--- Begin ---

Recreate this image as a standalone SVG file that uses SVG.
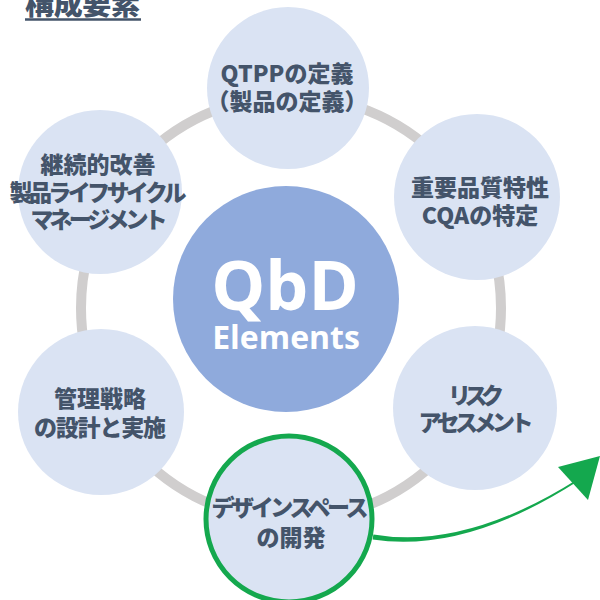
<svg xmlns="http://www.w3.org/2000/svg" width="600" height="600" viewBox="0 0 600 600">
<style>
.node{fill:#dae3f3}
.lbl{font-family:"Noto Sans CJK JP","Noto Sans",sans-serif;font-weight:900;font-size:23px;fill:#44546a;text-anchor:middle}
.ring{fill:none;stroke:#d0cece;stroke-width:10}
.green{fill:#14a84e}
</style>
<rect width="600" height="600" fill="#ffffff"/>
<g id="title">
<text x="25" y="14.5" style="font-family:'Noto Sans CJK JP',sans-serif;font-weight:900;font-size:29px;fill:#44546a" textLength="115">構成要素</text>
<line x1="25" y1="19.5" x2="141" y2="19.5" stroke="#44546a" stroke-width="2.5"/>
</g>
<g id="ring">
<ellipse class="ring" cx="291" cy="308" rx="210" ry="212"/>
</g>
<g id="node-qtpp">
<circle class="node" cx="288" cy="88" r="81"/>
<text class="lbl" x="287" y="81.5" textLength="133">QTPPの定義</text>
<text class="lbl" x="287" y="109.5">（製品の定義）</text>
</g>
<g id="node-cqa">
<circle class="node" cx="477" cy="197" r="83"/>
<text class="lbl" x="480" y="195.5">重要品質特性</text>
<text class="lbl" x="480" y="223.5">CQAの特定</text>
</g>
<g id="node-risk">
<circle class="node" cx="475" cy="408" r="82"/>
<text class="lbl" x="476" y="403.5" textLength="56">リスク</text>
<text class="lbl" x="476" y="430.5" textLength="115">アセスメント</text>
</g>
<g id="node-design">
<circle class="node" cx="289" cy="519" r="83" stroke="#14a84e" stroke-width="5"/>
<text class="lbl" x="290" y="515.5" textLength="157">デザインスペース</text>
<text class="lbl" x="291" y="545.5">の開発</text>
</g>
<g id="node-control">
<circle class="node" cx="101" cy="412" r="83"/>
<text class="lbl" x="100" y="406.5">管理戦略</text>
<text class="lbl" x="100" y="435.5" textLength="132">の設計と実施</text>
</g>
<g id="node-lifecycle">
<circle class="node" cx="100" cy="192" r="82"/>
<text class="lbl" x="98" y="172.5">継続的改善</text>
<text class="lbl" x="98" y="200.5" textLength="177">製品ライフサイクル</text>
<text class="lbl" x="99" y="227.5" textLength="137">マネージメント</text>
</g>
<g id="node-center">
<circle cx="286" cy="299" r="113" fill="#8faadc"/>
<text x="285" y="310" style="font-family:'Open Sans',sans-serif;font-weight:bold;font-size:68px;fill:#ffffff;text-anchor:middle">QbD</text>
<text x="286" y="349" style="font-family:'Open Sans',sans-serif;font-weight:bold;font-size:32px;fill:#ffffff;text-anchor:middle">Elements</text>
</g>
<g id="connectors">
<path class="green" d="M373.4,534.5 Q465,550.3 577.5,479.2 L578.5,480.8 Q465,553.7 372.6,539.5 Z"/>
<polygon class="green" points="600,456 558,467 588,500"/>
</g>
</svg>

--- End ---

Leave out the pictures and transcribe everything else exactly.

Solution to the exercise:
Recreate this image as a standalone SVG file that uses SVG.
<svg xmlns="http://www.w3.org/2000/svg" width="600" height="600" viewBox="0 0 600 600">
<style>
.node{fill:#dae3f3}
.lbl{font-family:"Noto Sans CJK JP","Noto Sans",sans-serif;font-weight:900;font-size:23px;fill:#44546a;text-anchor:middle}
.ring{fill:none;stroke:#d0cece;stroke-width:10}
.green{fill:#14a84e}
</style>
<rect width="600" height="600" fill="#ffffff"/>
<g id="title">
<text x="25" y="14.5" style="font-family:'Noto Sans CJK JP',sans-serif;font-weight:900;font-size:29px;fill:#44546a" textLength="115">構成要素</text>
<line x1="25" y1="19.5" x2="141" y2="19.5" stroke="#44546a" stroke-width="2.5"/>
</g>
<g id="ring">
<ellipse class="ring" cx="291" cy="308" rx="210" ry="212"/>
</g>
<g id="node-qtpp">
<circle class="node" cx="288" cy="88" r="81"/>
<text class="lbl" x="287" y="81.5" textLength="133">QTPPの定義</text>
<text class="lbl" x="287" y="109.5">（製品の定義）</text>
</g>
<g id="node-cqa">
<circle class="node" cx="477" cy="197" r="83"/>
<text class="lbl" x="480" y="195.5">重要品質特性</text>
<text class="lbl" x="480" y="223.5">CQAの特定</text>
</g>
<g id="node-risk">
<circle class="node" cx="475" cy="408" r="82"/>
<text class="lbl" x="476" y="403.5" textLength="56">リスク</text>
<text class="lbl" x="476" y="430.5" textLength="115">アセスメント</text>
</g>
<g id="node-design">
<circle class="node" cx="289" cy="519" r="83" stroke="#14a84e" stroke-width="5"/>
<text class="lbl" x="290" y="515.5" textLength="157">デザインスペース</text>
<text class="lbl" x="291" y="545.5">の開発</text>
</g>
<g id="node-control">
<circle class="node" cx="101" cy="412" r="83"/>
<text class="lbl" x="100" y="406.5">管理戦略</text>
<text class="lbl" x="100" y="435.5" textLength="132">の設計と実施</text>
</g>
<g id="node-lifecycle">
<circle class="node" cx="100" cy="192" r="82"/>
<text class="lbl" x="98" y="172.5">継続的改善</text>
<text class="lbl" x="98" y="200.5" textLength="177">製品ライフサイクル</text>
<text class="lbl" x="99" y="227.5" textLength="137">マネージメント</text>
</g>
<g id="node-center">
<circle cx="286" cy="299" r="113" fill="#8faadc"/>
<text x="285" y="310" style="font-family:'Open Sans',sans-serif;font-weight:bold;font-size:68px;fill:#ffffff;text-anchor:middle">QbD</text>
<text x="286" y="349" style="font-family:'Open Sans',sans-serif;font-weight:bold;font-size:32px;fill:#ffffff;text-anchor:middle">Elements</text>
</g>
<g id="connectors">
<path class="green" d="M373.4,534.5 Q465,550.3 577.5,479.2 L578.5,480.8 Q465,553.7 372.6,539.5 Z"/>
<polygon class="green" points="600,456 558,467 588,500"/>
</g>
</svg>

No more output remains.